Curated by Cally Trench

Lydia Julien

Only The Sunny Hours


Brownie 127 photography by Lydia Julien

Lydia Julien, Brick Lane/Royal London (2015)
Black and white 127 film

Brownie 127 photography by Lydia Julien

Lydia Julien, Margate 1 (2015)
Black and white 127 film

Brownie 127 photography by Lydia Julien

Lydia Julien, Margate 2 (2015)
Black and white 127 film

Brownie 127 photography by Lydia Julien

Lydia Julien, Woolwich View 1 (2015)
Black and white 127 film

Lydia Julien has used photographic film almost exclusively in her practice for many years. She has chosen to remain faithful to 127 film, hand-printing the photographs in the dark room.

Her approach to the project is to create a series of photographs of places of personal importance to her. She is revisiting areas where she has lived, worked or sites that are connected with particular events in her life.
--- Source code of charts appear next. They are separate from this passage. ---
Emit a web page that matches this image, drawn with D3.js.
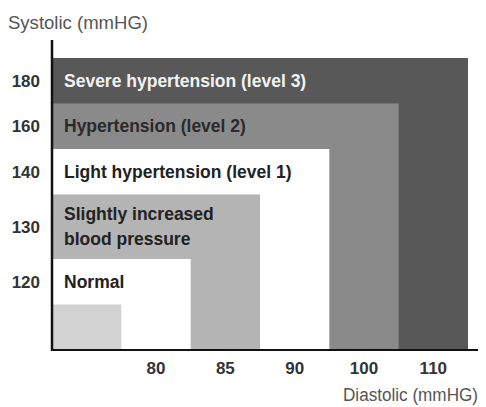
<!DOCTYPE html>
<html><head><meta charset="utf-8">
<script src="https://cdn.jsdelivr.net/npm/d3@7"></script>
<style>body{margin:0;background:#fff}svg{display:block}</style>
</head><body>
<script>
// ---- data ----
const categories = [
  ["Normal"],
  ["Slightly increased", "blood pressure"],
  ["Light hypertension (level 1)"],
  ["Hypertension (level 2)"],
  ["Severe hypertension (level 3)"]
];
const systolicTicks = ["120", "130", "140", "160", "180"];
const diastolicTicks = ["80", "85", "90", "100", "110"];
const fills = ["#ffffff", "#b4b4b4", "#ffffff", "#8a8a8a", "#585858"];
const textColors = ["#222", "#222", "#222", "#2a2a2a", "#f2f2f2"];
const baseFill = "#d2d2d2";

const W = 486, H = 407;
const m = {left: 52, right: 18, top: 58, bottom: 57};
const FONT = "Liberation Sans, Arial, sans-serif";
const svg = d3.select("body").append("svg").attr("width", W).attr("height", H);

// x: band scale with a leading unlabeled band
const xDomain = [""].concat(diastolicTicks);
const x = d3.scaleBand().domain(xDomain).range([m.left, W - m.right]).padding(0);

// y: rows weighted by number of text lines
const weights = [1].concat(categories.map(c => 1 + 0.42 * (c.length - 1)));
const cum = [0];
weights.forEach(w => cum.push(cum[cum.length - 1] + w));
const y = d3.scaleLinear().domain([0, cum[cum.length - 1]]).range([H - m.bottom, m.top]);
const rowTop = i => y(cum[i + 1]);
const rowMid = i => (y(cum[i]) + y(cum[i + 1])) / 2;

const x0 = m.left, yBase = H - m.bottom;

// rectangles, largest first
for (let i = categories.length - 1; i >= 0; i--) {
  const k = i + 1;
  svg.append("rect")
    .attr("x", x0).attr("y", rowTop(k))
    .attr("width", x(xDomain[k]) + x.bandwidth() - x0)
    .attr("height", yBase - rowTop(k))
    .attr("fill", fills[i]);
}
svg.append("rect")
  .attr("x", x0).attr("y", rowTop(0))
  .attr("width", x(xDomain[0]) + x.bandwidth() - x0)
  .attr("height", yBase - rowTop(0))
  .attr("fill", baseFill);

// category labels
categories.forEach((lines, i) => {
  const k = i + 1;
  const mid = rowMid(k);
  const lh = 25;
  const t = svg.append("text")
    .attr("font-family", FONT)
    .attr("font-weight", "bold").attr("font-size", 17.5)
    .attr("fill", textColors[i]);
  lines.forEach((ln, j) => {
    t.append("tspan").attr("x", 64)
      .attr("y", mid + (j - (lines.length - 1) / 2) * lh)
      .attr("dy", "0.35em").text(ln);
  });
});

// y tick labels
systolicTicks.forEach((s, i) => {
  svg.append("text").attr("x", 40).attr("y", rowMid(i + 1)).attr("dy", "0.35em")
    .attr("text-anchor", "end")
    .attr("font-family", FONT)
    .attr("font-weight", "bold").attr("font-size", 17).attr("fill", "#333").text(s);
});

// x axis tick labels via d3 axis
const xAxis = d3.axisBottom(x).tickValues(diastolicTicks).tickSize(0).tickPadding(12);
const gx = svg.append("g").attr("transform", `translate(0,${yBase})`).call(xAxis);
gx.select(".domain").remove();
gx.selectAll("text").attr("font-family", FONT)
  .attr("font-weight", "bold").attr("font-size", 17).attr("fill", "#333");

// axis lines
svg.append("line").attr("x1", x0).attr("x2", x0).attr("y1", 40).attr("y2", yBase + 1)
  .attr("stroke", "#111").attr("stroke-width", 2.5);
svg.append("line").attr("x1", x0 - 1).attr("x2", 478).attr("y1", yBase).attr("y2", yBase)
  .attr("stroke", "#111").attr("stroke-width", 2);

// axis titles
svg.append("text").attr("x", 8).attr("y", 23).attr("dy", "0.35em")
  .attr("font-family", FONT).attr("font-size", 18)
  .attr("textLength", 140).attr("lengthAdjust", "spacingAndGlyphs")
  .attr("fill", "#555").text("Systolic (mmHG)");
svg.append("text").attr("x", 343).attr("y", 395).attr("dy", "0.35em")
  .attr("font-family", FONT).attr("font-size", 18)
  .attr("textLength", 135).attr("lengthAdjust", "spacingAndGlyphs")
  .attr("fill", "#555").text("Diastolic (mmHG)");
</script>
</body></html>
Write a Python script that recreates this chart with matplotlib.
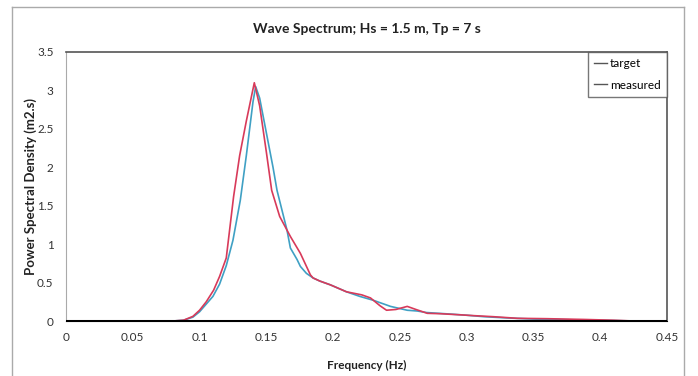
import matplotlib
matplotlib.use("Agg")
import matplotlib.pyplot as plt
from matplotlib.lines import Line2D

plt.rcParams['font.family'] = ['Lato', 'DejaVu Sans']

# ---- data ----
freq_target = [0.0, 0.08, 0.088, 0.095, 0.1, 0.105, 0.11, 0.115, 0.12, 0.125, 0.1305,
               0.135, 0.14, 0.142, 0.145, 0.15, 0.155, 0.158, 0.1655, 0.168, 0.173,
               0.1755, 0.18, 0.185, 0.19, 0.198, 0.21, 0.22, 0.23, 0.243, 0.2555,
               0.263, 0.27, 0.288, 0.3, 0.313, 0.33, 0.35, 0.38, 0.4, 0.425]
psd_target = [0.0, 0.0, 0.01, 0.05, 0.12, 0.22, 0.32, 0.48, 0.72, 1.05, 1.57,
              2.15, 2.85, 3.05, 2.9, 2.45, 2.0, 1.70, 1.18, 0.95, 0.80,
              0.71, 0.62, 0.56, 0.52, 0.47, 0.38, 0.32, 0.27, 0.19, 0.14,
              0.13, 0.11, 0.09, 0.075, 0.056, 0.04, 0.025, 0.015, 0.01, 0.0]

freq_measured = [0.0, 0.08, 0.088, 0.095, 0.1, 0.105, 0.1105, 0.115, 0.12, 0.1255,
                 0.13, 0.135, 0.141, 0.145, 0.15, 0.154, 0.16, 0.168, 0.1755, 0.183,
                 0.185, 0.19, 0.198, 0.21, 0.2215, 0.228, 0.235, 0.24, 0.247, 0.2555,
                 0.262, 0.2705, 0.28, 0.2955, 0.305, 0.32, 0.338, 0.36, 0.388, 0.41, 0.425]
psd_measured = [0.0, 0.0, 0.01, 0.06, 0.14, 0.25, 0.40, 0.58, 0.82, 1.62,
                2.15, 2.6, 3.1, 2.8, 2.2, 1.7, 1.36, 1.10, 0.88, 0.60,
                0.56, 0.52, 0.47, 0.38, 0.34, 0.30, 0.20, 0.14, 0.15, 0.19,
                0.15, 0.10, 0.095, 0.08, 0.07, 0.056, 0.035, 0.03, 0.02, 0.01, 0.0]

xticks = [0, 0.05, 0.1, 0.15, 0.2, 0.25, 0.3, 0.35, 0.4, 0.45]
xticklabels = ['0', '0.05', '0.1', '0.15', '0.2', '0.25', '0.3', '0.35', '0.4', '0.45']
yticks = [0, 0.5, 1, 1.5, 2, 2.5, 3, 3.5]
yticklabels = ['0', '0.5', '1', '1.5', '2', '2.5', '3', '3.5']

fig = plt.figure(figsize=(6.98, 3.76), dpi=100)
ax = fig.add_axes([66/698, 1-321/376, (667-66)/698, (321-52)/376])

ax.plot(freq_target, psd_target, color='#3fa0c4', lw=1.2, label='target')
ax.plot(freq_measured, psd_measured, color='#d83a5a', lw=1.2, label='measured')
ax.axhline(0, color='black', lw=2.2, zorder=3)

ax.set_xlim(0, 0.45)
ax.set_ylim(0, 3.5)
ax.set_xticks(xticks)
ax.set_xticklabels(xticklabels)
ax.set_yticks(yticks)
ax.set_yticklabels(yticklabels)
ax.tick_params(axis='both', length=0, labelsize=8.5, colors='#333333')
ax.tick_params(axis='x', pad=8)
ax.tick_params(axis='y', pad=9)

for s in ['top', 'right']:
    ax.spines[s].set_color('#555555')
    ax.spines[s].set_linewidth(1.2)
ax.spines['left'].set_color('#aaaaaa')
ax.spines['left'].set_linewidth(0.8)
ax.spines['bottom'].set_color('black')

ax.set_title('Wave Spectrum; Hs = 1.5 m, Tp = 7 s', fontsize=10, fontweight='bold',
             pad=14, color='#222222')
ax.set_xlabel('Frequency (Hz)', fontsize=8.5, fontweight='bold', labelpad=12, color='#222222')
ax.set_ylabel('Power Spectral Density (m2.s)', fontsize=9.5, fontweight='bold',
              color='#222222')
ax.yaxis.set_label_coords(-0.048, 0.5)

leg = ax.legend(loc='upper right', bbox_to_anchor=(1.0, 1.0), fontsize=8.5,
                frameon=True, fancybox=False, borderaxespad=0, handlelength=1.1,
                handletextpad=0.2, borderpad=0.55, labelspacing=0.85)
leg.get_frame().set_edgecolor('#555555')
leg.get_frame().set_linewidth(1.0)
for h in leg.get_lines():
    h.set_color('#555555')
    h.set_linewidth(1.0)

# outer chart-area border
for xs, ys in [([12/698, 12/698], [0, 1-7/376]),
               ([12/698, 684/698], [1-7/376, 1-7/376]),
               ([684/698, 684/698], [0, 1-7/376])]:
    fig.add_artist(Line2D(xs, ys, transform=fig.transFigure, color='#aaaaaa', lw=1.0))

fig.savefig('out.png', dpi=100)
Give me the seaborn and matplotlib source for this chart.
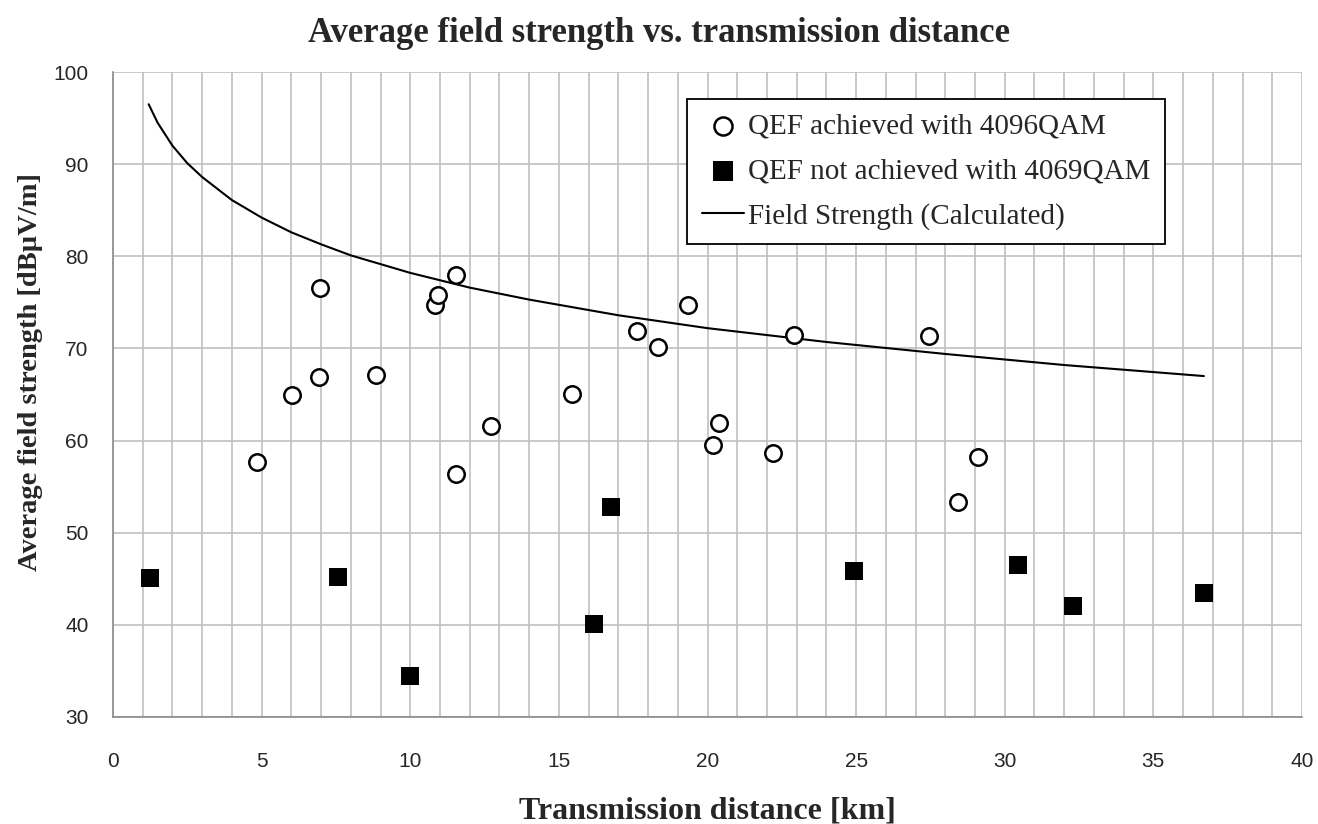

While these locations cannot have an identical emotional impact for the viewer, the photographs and final installation convey the charge of memory and loss felt by the artist. In documenting the now fast changing nature of the city, it is correspondingly a story of inherent failure and the unstable nature of memory.

Lydia Julien writes: My Brownie camera becomes a source of wonder and puzzlement for some people and possibility of recognition. I really love the attention and ostentatiously get it out and wind it on.

Lydia Julien is a London based visual and performance artist. Often working within sequences, she interlaces narratives based loosely upon personal or abstract experience, consciously intangible in nature. Using the self as subject, the work is often bound within analogue processes, primarily photographic works and artist books.

'Largely autobiographical, Julien describes her images as 'autoportraits' in which the camera is the tool used for negotiating 'society and its spaces', an experience central to the formation of subjectivity ... Julien's series weaves narratives of self and otherness - at once real and imagined - from the marginal interior spaces of culture and everyday life.' (Dr Harriet Riches, 'Negotiating Interiority: Narratives of Displacement and Belonging in the Autoportaits of Lydia Maria Julien', in Massey, A. and Sparke, P. eds, Biography, Identity and the Modern Interior, Routledge 2013.)